Equal Minimum Wage for FDWs in Hong Kong

April 16, 2009 - Press Statement: Hong Kong’s foreign domestic workers (FDWs) under the Asian Migrants Coordinating Body (AMCB) reiterate our call to the Legislative Council (Leg Co) and Labour Department to include them in the statutory minimum wage (SMW). The FDWs render valuable services to the HK society as part of its workforce – not the least of which is taking care of the elderly and the children – and thus, to exclude them from the SMW is unjust and discriminatory.

If the FDWs are already covered by the Labour Ordinance, why are we now being excluded from such a fundamental labour policy as the SMW? Such a move will contravene even conventions of the International Labor Organization (ILO) regarding wage and related matters such as ILO Convention No. 97 Migration for Employment Convention (Revised), 1949.

With this exclusion, the wage of FDWs shall still be governed by the system of the Minimum Allowable Wage (MAW) which is just an Executive decision and thus can be subjected anytime to salary cuts, like in 1999 and 2003, especially now that a recession has engulfed Hong Kong and the rest of the world. It is ironic and very unprincipled to have a minimum wage reduced.

Furthermore, the ILO itself stated in its ILO–EC Conference in Brussels in 30–31 October 2008 that a minimum wage and collective bargaining may, for instance, help limit the decline in purchasing power and protect the most vulnerable workers. The number of low pay workers is likely to increase in Europe (because of the recession). A wage floor could thus play an important role in this difficult period as a tool for motivating workers and mitigating poverty. FDWs are included in the SMW’s of France and those outside Europe such as Australia and Ontario, Canada.

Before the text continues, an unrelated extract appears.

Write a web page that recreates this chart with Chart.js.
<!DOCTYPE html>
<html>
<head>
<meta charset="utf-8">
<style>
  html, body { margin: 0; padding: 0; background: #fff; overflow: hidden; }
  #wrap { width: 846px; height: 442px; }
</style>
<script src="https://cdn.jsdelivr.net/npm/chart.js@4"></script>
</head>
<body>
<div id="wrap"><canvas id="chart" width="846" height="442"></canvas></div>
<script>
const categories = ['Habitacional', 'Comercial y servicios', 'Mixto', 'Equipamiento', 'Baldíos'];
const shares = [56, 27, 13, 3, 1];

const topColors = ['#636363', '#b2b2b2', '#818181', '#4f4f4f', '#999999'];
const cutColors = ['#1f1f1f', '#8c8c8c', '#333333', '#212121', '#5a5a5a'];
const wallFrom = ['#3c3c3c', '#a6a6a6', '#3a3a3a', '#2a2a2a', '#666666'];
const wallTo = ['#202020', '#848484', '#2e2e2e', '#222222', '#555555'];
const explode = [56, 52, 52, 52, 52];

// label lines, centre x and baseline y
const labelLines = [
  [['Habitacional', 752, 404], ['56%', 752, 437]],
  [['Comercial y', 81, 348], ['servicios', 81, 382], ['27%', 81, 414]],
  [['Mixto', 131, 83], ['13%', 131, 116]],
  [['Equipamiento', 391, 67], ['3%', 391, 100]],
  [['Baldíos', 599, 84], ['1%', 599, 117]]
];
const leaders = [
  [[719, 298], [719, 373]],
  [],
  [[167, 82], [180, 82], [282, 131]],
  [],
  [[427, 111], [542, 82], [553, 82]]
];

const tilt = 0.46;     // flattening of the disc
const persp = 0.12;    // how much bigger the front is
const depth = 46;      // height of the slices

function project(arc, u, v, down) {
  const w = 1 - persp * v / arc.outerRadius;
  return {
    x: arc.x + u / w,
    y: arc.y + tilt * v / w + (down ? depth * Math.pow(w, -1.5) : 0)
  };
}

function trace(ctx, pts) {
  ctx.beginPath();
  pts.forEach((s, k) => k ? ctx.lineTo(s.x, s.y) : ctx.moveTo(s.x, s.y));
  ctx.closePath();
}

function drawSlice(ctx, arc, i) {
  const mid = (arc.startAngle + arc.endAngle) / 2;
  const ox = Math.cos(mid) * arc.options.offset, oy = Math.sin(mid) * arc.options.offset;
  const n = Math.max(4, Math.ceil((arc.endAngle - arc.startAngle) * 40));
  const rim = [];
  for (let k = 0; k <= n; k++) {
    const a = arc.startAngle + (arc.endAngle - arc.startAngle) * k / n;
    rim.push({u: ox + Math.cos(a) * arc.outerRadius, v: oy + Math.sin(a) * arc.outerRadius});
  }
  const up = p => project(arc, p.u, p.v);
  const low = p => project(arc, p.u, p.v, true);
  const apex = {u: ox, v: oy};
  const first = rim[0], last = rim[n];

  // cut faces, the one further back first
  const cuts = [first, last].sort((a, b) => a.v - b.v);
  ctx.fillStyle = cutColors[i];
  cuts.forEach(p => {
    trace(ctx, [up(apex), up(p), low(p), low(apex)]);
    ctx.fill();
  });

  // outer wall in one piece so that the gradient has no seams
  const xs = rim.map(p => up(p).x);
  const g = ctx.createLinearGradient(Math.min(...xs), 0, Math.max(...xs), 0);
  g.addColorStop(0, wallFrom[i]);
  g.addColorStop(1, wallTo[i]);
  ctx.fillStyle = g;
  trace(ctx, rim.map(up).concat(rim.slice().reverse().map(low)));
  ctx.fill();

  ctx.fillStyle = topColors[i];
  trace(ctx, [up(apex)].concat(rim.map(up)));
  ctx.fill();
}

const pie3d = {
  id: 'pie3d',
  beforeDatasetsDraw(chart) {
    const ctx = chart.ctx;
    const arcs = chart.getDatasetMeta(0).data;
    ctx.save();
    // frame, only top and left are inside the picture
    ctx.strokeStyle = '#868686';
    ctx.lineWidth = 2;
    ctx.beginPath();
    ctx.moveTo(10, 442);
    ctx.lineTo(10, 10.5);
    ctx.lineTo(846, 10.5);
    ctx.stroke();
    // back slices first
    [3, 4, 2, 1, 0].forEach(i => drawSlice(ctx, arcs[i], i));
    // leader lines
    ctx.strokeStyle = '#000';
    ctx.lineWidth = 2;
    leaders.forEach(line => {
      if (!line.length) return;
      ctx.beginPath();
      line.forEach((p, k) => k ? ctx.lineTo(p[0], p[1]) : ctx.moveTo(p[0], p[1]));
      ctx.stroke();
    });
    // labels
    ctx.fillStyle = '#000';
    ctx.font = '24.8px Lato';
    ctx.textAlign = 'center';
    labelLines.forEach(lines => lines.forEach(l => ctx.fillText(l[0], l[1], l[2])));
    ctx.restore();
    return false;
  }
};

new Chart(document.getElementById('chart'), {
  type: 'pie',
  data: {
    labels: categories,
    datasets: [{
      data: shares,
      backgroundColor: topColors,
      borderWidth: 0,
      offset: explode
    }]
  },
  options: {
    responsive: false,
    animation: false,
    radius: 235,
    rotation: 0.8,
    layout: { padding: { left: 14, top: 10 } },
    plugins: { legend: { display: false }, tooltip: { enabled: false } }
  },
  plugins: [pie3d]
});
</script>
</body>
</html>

As one of the lowest paid workers in Hong Kong, FDWs urgently need the SMW as one possible way for increasing the wage to cope with the current crisis.

The AMCB also deems it dangerous for the LAB to use the condition that FDWs work 16 hours a day or more as a basis for the exclusion. This is tantamount to saying that such slave-like working hours is acceptable. While it is true that the working hours of FDWs are different from other workers, it is not impossible to set an SMW for FDWs as shown in other countries like France or Australia.

FDW wage should not be sacrificed merely because it is more convenient just to let the current exploitative condition remain.

The AMCB is already in the process of formulating a submission for the Labour Department on FDW inclusion to the SMW. We call on to the Labour Department, the LegCo and the HK government to heed the call of FDWs to be treated as workers and, thus, should not be excluded from a very important legislation as the minimum wage.

Finally, the AMCB calls on to our fellow workers among the local trade unions to remain steadfast in the demand to have all workers covered by the SMW. Only if all workers are protected can we really be confident that the rights of workers will be upheld.